Conforme avanza el ominoso proceso de espionaje y crece la redacción de informes oficiales y secretos sobre la vida privada de la pareja, Weisler comienza a obtener información que suscitará la transformación de su conciencia, al contrastar su propia vida (hueca y rutinariamente gris) con la de la pareja (lúcida y apasionada), y al percatarse de los efectos que el régimen dictatorial provoca sobre los individuos: las razones reales para que el Ministro de Cultura ordenara vigilar a Dreyman (razones pasionales, simple y llanamente); el acoso sexual del Ministro de Cultura en contra de la actriz Christa-Maria; el suicidio de un amigo escritor de Dreyman, Albert Jerska, reprimido y relegado para el ejercicio de su profesión por razones de oposición al régimen.
La trama avanzará de tal modo que el vínculo oculto entre estos personajes llegará al nivel de que los informes que Weisler redacta sobre Dreyman serán totalmente ficticios, y uno le salve secretamente la vida al otro.
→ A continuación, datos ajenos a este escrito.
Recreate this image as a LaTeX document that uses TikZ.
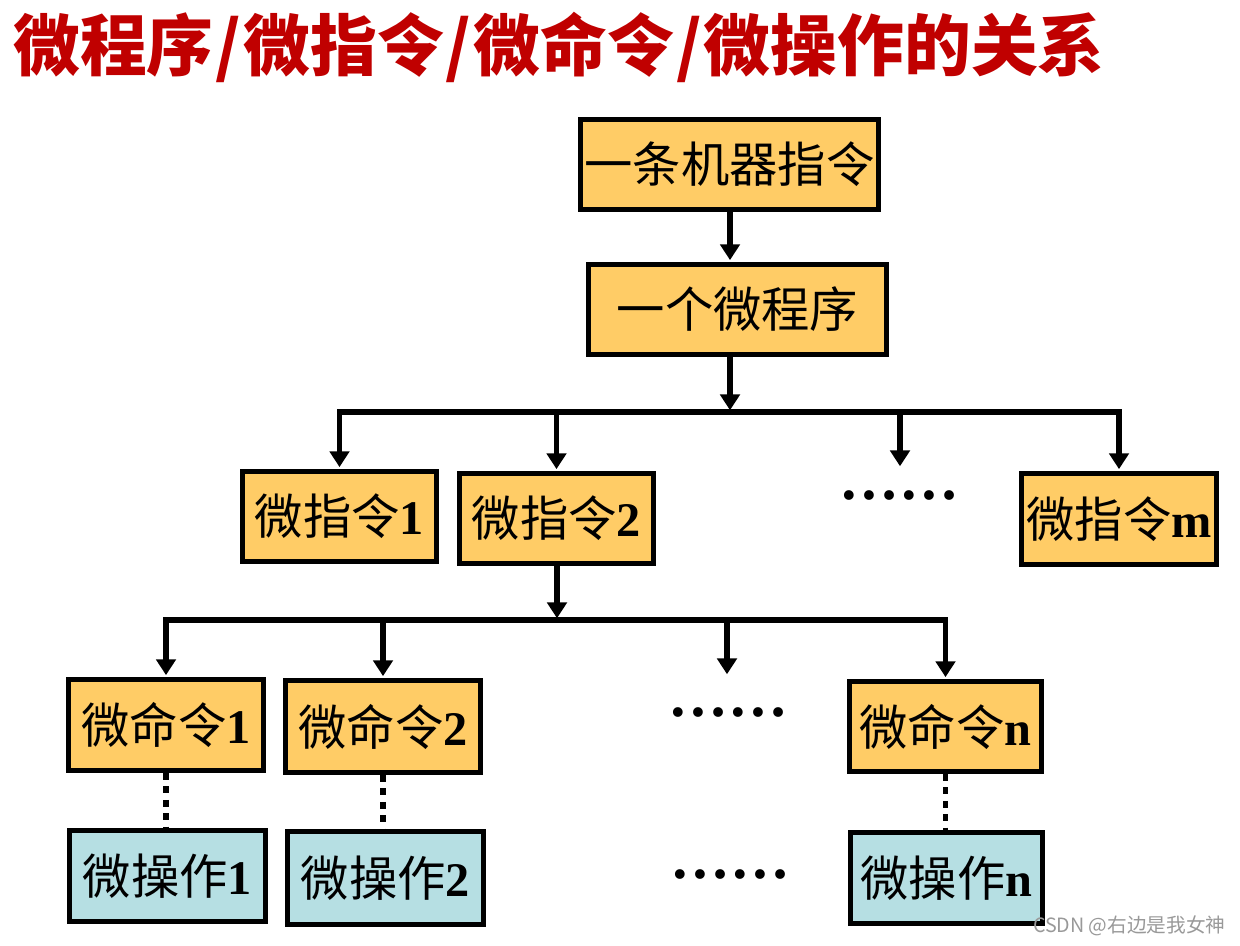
\documentclass[tikz,border=0pt]{standalone}
\usepackage{fontspec}
\setmainfont{Liberation Serif}
\newfontfamily\cjk{Noto Sans CJK SC}
\usetikzlibrary{arrows.meta}
\definecolor{orangebox}{HTML}{FFCC66}
\definecolor{bluebox}{HTML}{B6DFE3}
\definecolor{titlered}{HTML}{C00000}
\newcommand{\boxfont}{\fontsize{27.5}{30}\selectfont}
\newcommand{\lbl}[2]{{\cjk #1}\textbf{#2}}
\newcommand{\tsl}{\kern1.2pt/\kern1.2pt}
\tikzset{
  box/.style={draw, line width=3pt, inner sep=0pt, font=\boxfont, text=black},
  org/.style={box, fill=orangebox},
  blu/.style={box, fill=bluebox},
  arr/.style={line width=3.1pt, -{Triangle[width=11pt,length=9pt]}, shorten >=1pt},
  bus/.style={line width=3.1pt, {Triangle[width=11pt,length=9pt]}-{Triangle[width=11pt,length=9pt]}, line join=miter, shorten >=1pt, shorten <=1pt},
  dotline/.style={line width=3.3pt, dash pattern=on 3.8pt off 3.8pt},
  ell/.style={font=\fontsize{34}{36}\selectfont\bfseries, inner sep=0pt}
}
\begin{document}
\begin{tikzpicture}[x=0.02cm, y=-0.02cm]
\useasboundingbox (0,0) rectangle (1240,946);
% title
\node[anchor=west, inner sep=0pt, text=titlered, font=\cjk\bfseries\fontsize{38}{40}\selectfont] (title) at (13,47) {微程序\tsl 微指令\tsl 微命令\tsl 微操作的关系};
% level nodes
\node[org, minimum width=5.96cm, minimum height=1.8cm] (A) at (729.5,164.5) {{\cjk 一条机器指令}};
\node[org, minimum width=5.96cm, minimum height=1.8cm] (B) at (737.5,309.5) {{\cjk 一个微程序}};
\node[org, minimum width=3.88cm, minimum height=1.8cm] (C1) at (339.5,516.5) {\lbl{微指令}{1}};
\node[org, minimum width=3.88cm, minimum height=1.8cm] (C2) at (556.5,518.5) {\lbl{微指令}{2}};
\node[org, minimum width=3.9cm, minimum height=1.82cm] (Cm) at (1119,519) {\lbl{微指令}{m}};
\node[org, minimum width=3.9cm, minimum height=1.82cm] (D1) at (166,725) {\lbl{微命令}{1}};
\node[org, minimum width=3.9cm, minimum height=1.84cm] (D2) at (383,726.5) {\lbl{微命令}{2}};
\node[org, minimum width=3.84cm, minimum height=1.8cm] (Dn) at (945.5,726.5) {\lbl{微命令}{n}};
\node[blu, minimum width=3.92cm, minimum height=1.82cm] (E1) at (167.5,876) {\lbl{微操作}{1}};
\node[blu, minimum width=3.92cm, minimum height=1.86cm] (E2) at (385.5,878) {\lbl{微操作}{2}};
\node[blu, minimum width=3.84cm, minimum height=1.82cm] (En) at (946.5,878) {\lbl{微操作}{n}};
% ellipses
\node[ell] (dotsC) at (899,495) {……};
\node[ell] (dotsD) at (728,712) {……};
\node[ell] (dotsE) at (730,874) {……};
% coordinates
\coordinate (bus1) at (730,412);
\coordinate (c3) at (900,468);
\coordinate (bus2) at (557,620);
\coordinate (d3) at (727,676);
% connectors
\draw[arr] (A.south -| bus1) -- (B.north -| bus1);
\draw[arr] (B.south -| bus1) -- (bus1);
\draw[bus] (C1.north) -- (C1.north |- bus1) -- (Cm.north |- bus1) -- (Cm.north);
\draw[arr] (C2.north |- bus1) -- (C2.north);
\draw[arr] (c3 |- bus1) -- (c3);
\draw[arr] (C2.south -| bus2) -- (bus2);
\draw[bus] (D1.north) -- (D1.north |- bus2) -- (Dn.north |- bus2) -- (Dn.north);
\draw[arr] (D2.north |- bus2) -- (D2.north);
\draw[arr] (d3 |- bus2) -- (d3);
\draw[dotline] (D1.south) -- (D1.south |- E1.north);
\draw[dotline] (D2.south) -- (D2.south |- E2.north);
\draw[dotline] (Dn.south) -- (Dn.south |- En.north);
% watermark
\node[anchor=east, inner sep=0pt, text=black!40, font=\cjk\fontsize{11.2}{12}\selectfont] (wm) at (1226,926) {CSDN @右边是我女神};
\end{tikzpicture}
\end{document}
La película más allá de exponer el sistema de censura y persecución, de acoso y opresión, de la existencia nula de libertades básicas en un régimen socialista que asfixia y aniquila a los ciudadanos, en algún momento climático del film el espectador podrá sucumbir al asombro cuando advierte que, entre los incontables rasgos que la película nos hereda, destaca la certeza de que casi nunca le otorgamos el debido interés a las dedicatorias que algunos escritores imprimen en sus obras.
Las dedicatorias podrían ser, entonces, un signo indeleble del profundo efecto que la vida de los otros produce en la nuestra, y es posible que esa dedicatoria impacte en la vida de quien la inspiro y ahora puede leerla; a veces obviamos deliberadamente ese impacto de el otro en nuestra vida, y en otras somos totalmente inconscientes de que nuestra vida actual es producto de esa interconexión humana con otras personas. Pero es inevitable, hay diluidas ausencias que aspiramos a perpetuar con la estridente presencia del lenguaje, a compensar en la trémula brevedad de su evocación por escrito, a pesar de que con ello no merme nunca su insoportable vacío.